#### [Task]
Return each line of the data below exactly, omitting any pictures.
* begin Available data *
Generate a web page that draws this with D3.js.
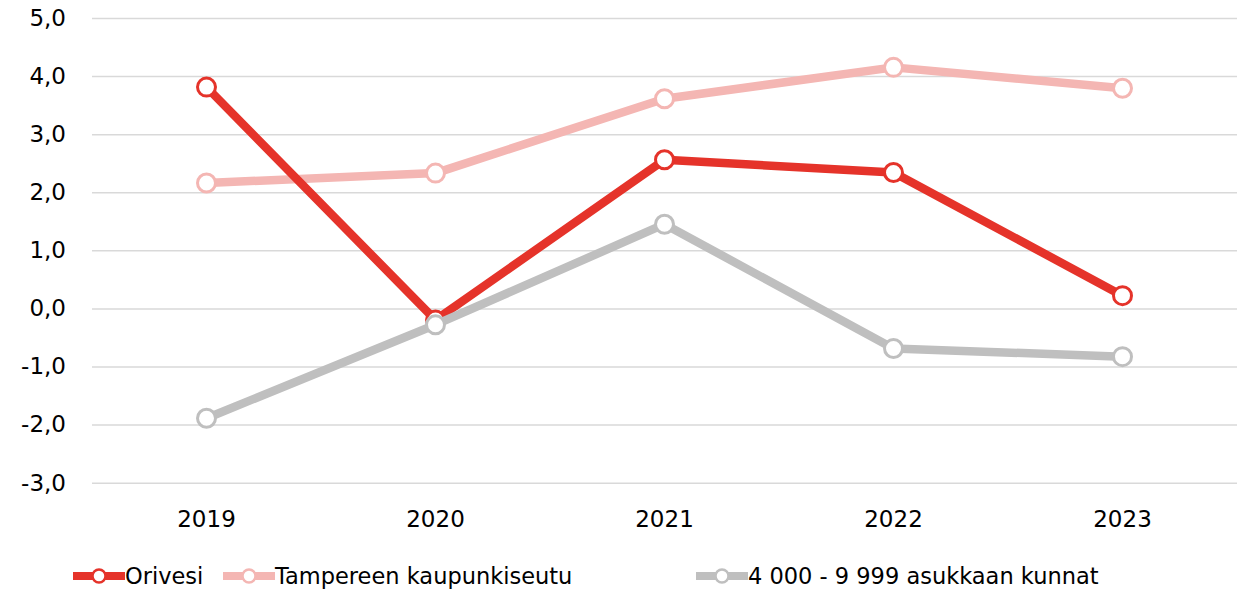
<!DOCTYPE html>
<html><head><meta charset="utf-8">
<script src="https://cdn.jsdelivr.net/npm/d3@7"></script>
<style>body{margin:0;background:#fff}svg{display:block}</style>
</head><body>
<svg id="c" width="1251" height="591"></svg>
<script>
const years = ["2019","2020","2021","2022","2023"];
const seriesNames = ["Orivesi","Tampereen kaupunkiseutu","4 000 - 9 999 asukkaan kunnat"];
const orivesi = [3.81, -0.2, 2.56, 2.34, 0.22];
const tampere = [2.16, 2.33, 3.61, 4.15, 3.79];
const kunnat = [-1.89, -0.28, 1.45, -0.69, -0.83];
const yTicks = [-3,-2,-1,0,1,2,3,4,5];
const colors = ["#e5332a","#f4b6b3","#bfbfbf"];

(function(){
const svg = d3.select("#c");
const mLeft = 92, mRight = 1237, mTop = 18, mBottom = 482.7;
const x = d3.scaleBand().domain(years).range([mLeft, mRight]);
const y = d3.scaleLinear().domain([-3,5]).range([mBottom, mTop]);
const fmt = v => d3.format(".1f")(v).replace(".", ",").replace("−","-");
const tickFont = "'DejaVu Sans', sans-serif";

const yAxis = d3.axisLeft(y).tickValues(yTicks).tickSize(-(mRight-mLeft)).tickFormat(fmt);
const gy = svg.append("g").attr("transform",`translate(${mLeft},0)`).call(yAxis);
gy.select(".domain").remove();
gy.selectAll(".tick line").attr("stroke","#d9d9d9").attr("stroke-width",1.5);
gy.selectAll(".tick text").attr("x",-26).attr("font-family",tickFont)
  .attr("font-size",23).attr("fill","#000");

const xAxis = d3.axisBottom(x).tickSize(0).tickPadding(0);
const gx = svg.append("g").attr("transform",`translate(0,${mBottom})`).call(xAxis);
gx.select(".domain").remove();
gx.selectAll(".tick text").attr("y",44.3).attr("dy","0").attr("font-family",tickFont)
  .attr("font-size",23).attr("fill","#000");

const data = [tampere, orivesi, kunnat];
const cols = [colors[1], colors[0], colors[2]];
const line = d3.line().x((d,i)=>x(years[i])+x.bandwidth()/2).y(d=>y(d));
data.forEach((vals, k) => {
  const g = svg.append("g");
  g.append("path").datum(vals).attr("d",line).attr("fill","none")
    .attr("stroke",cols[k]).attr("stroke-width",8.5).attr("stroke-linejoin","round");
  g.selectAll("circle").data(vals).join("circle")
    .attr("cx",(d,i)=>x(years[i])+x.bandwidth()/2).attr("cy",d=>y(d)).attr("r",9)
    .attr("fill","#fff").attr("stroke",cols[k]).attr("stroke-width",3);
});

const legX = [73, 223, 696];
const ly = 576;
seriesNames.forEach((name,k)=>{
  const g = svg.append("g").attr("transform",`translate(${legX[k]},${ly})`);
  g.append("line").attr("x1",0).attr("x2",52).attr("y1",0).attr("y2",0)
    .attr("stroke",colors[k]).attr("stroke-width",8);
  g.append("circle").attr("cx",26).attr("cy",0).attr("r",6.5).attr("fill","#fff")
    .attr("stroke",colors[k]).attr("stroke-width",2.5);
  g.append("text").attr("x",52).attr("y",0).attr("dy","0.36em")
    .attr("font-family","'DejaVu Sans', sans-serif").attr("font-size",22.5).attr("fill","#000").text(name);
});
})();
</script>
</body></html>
* end Available data *
#### [Reply]
Generate a web page that draws this with D3.js.
<!DOCTYPE html>
<html><head><meta charset="utf-8">
<script src="https://cdn.jsdelivr.net/npm/d3@7"></script>
<style>body{margin:0;background:#fff}svg{display:block}</style>
</head><body>
<svg id="c" width="1251" height="591"></svg>
<script>
const years = ["2019","2020","2021","2022","2023"];
const seriesNames = ["Orivesi","Tampereen kaupunkiseutu","4 000 - 9 999 asukkaan kunnat"];
const orivesi = [3.81, -0.2, 2.56, 2.34, 0.22];
const tampere = [2.16, 2.33, 3.61, 4.15, 3.79];
const kunnat = [-1.89, -0.28, 1.45, -0.69, -0.83];
const yTicks = [-3,-2,-1,0,1,2,3,4,5];
const colors = ["#e5332a","#f4b6b3","#bfbfbf"];

(function(){
const svg = d3.select("#c");
const mLeft = 92, mRight = 1237, mTop = 18, mBottom = 482.7;
const x = d3.scaleBand().domain(years).range([mLeft, mRight]);
const y = d3.scaleLinear().domain([-3,5]).range([mBottom, mTop]);
const fmt = v => d3.format(".1f")(v).replace(".", ",").replace("−","-");
const tickFont = "'DejaVu Sans', sans-serif";

const yAxis = d3.axisLeft(y).tickValues(yTicks).tickSize(-(mRight-mLeft)).tickFormat(fmt);
const gy = svg.append("g").attr("transform",`translate(${mLeft},0)`).call(yAxis);
gy.select(".domain").remove();
gy.selectAll(".tick line").attr("stroke","#d9d9d9").attr("stroke-width",1.5);
gy.selectAll(".tick text").attr("x",-26).attr("font-family",tickFont)
  .attr("font-size",23).attr("fill","#000");

const xAxis = d3.axisBottom(x).tickSize(0).tickPadding(0);
const gx = svg.append("g").attr("transform",`translate(0,${mBottom})`).call(xAxis);
gx.select(".domain").remove();
gx.selectAll(".tick text").attr("y",44.3).attr("dy","0").attr("font-family",tickFont)
  .attr("font-size",23).attr("fill","#000");

const data = [tampere, orivesi, kunnat];
const cols = [colors[1], colors[0], colors[2]];
const line = d3.line().x((d,i)=>x(years[i])+x.bandwidth()/2).y(d=>y(d));
data.forEach((vals, k) => {
  const g = svg.append("g");
  g.append("path").datum(vals).attr("d",line).attr("fill","none")
    .attr("stroke",cols[k]).attr("stroke-width",8.5).attr("stroke-linejoin","round");
  g.selectAll("circle").data(vals).join("circle")
    .attr("cx",(d,i)=>x(years[i])+x.bandwidth()/2).attr("cy",d=>y(d)).attr("r",9)
    .attr("fill","#fff").attr("stroke",cols[k]).attr("stroke-width",3);
});

const legX = [73, 223, 696];
const ly = 576;
seriesNames.forEach((name,k)=>{
  const g = svg.append("g").attr("transform",`translate(${legX[k]},${ly})`);
  g.append("line").attr("x1",0).attr("x2",52).attr("y1",0).attr("y2",0)
    .attr("stroke",colors[k]).attr("stroke-width",8);
  g.append("circle").attr("cx",26).attr("cy",0).attr("r",6.5).attr("fill","#fff")
    .attr("stroke",colors[k]).attr("stroke-width",2.5);
  g.append("text").attr("x",52).attr("y",0).attr("dy","0.36em")
    .attr("font-family","'DejaVu Sans', sans-serif").attr("font-size",22.5).attr("fill","#000").text(name);
});
})();
</script>
</body></html>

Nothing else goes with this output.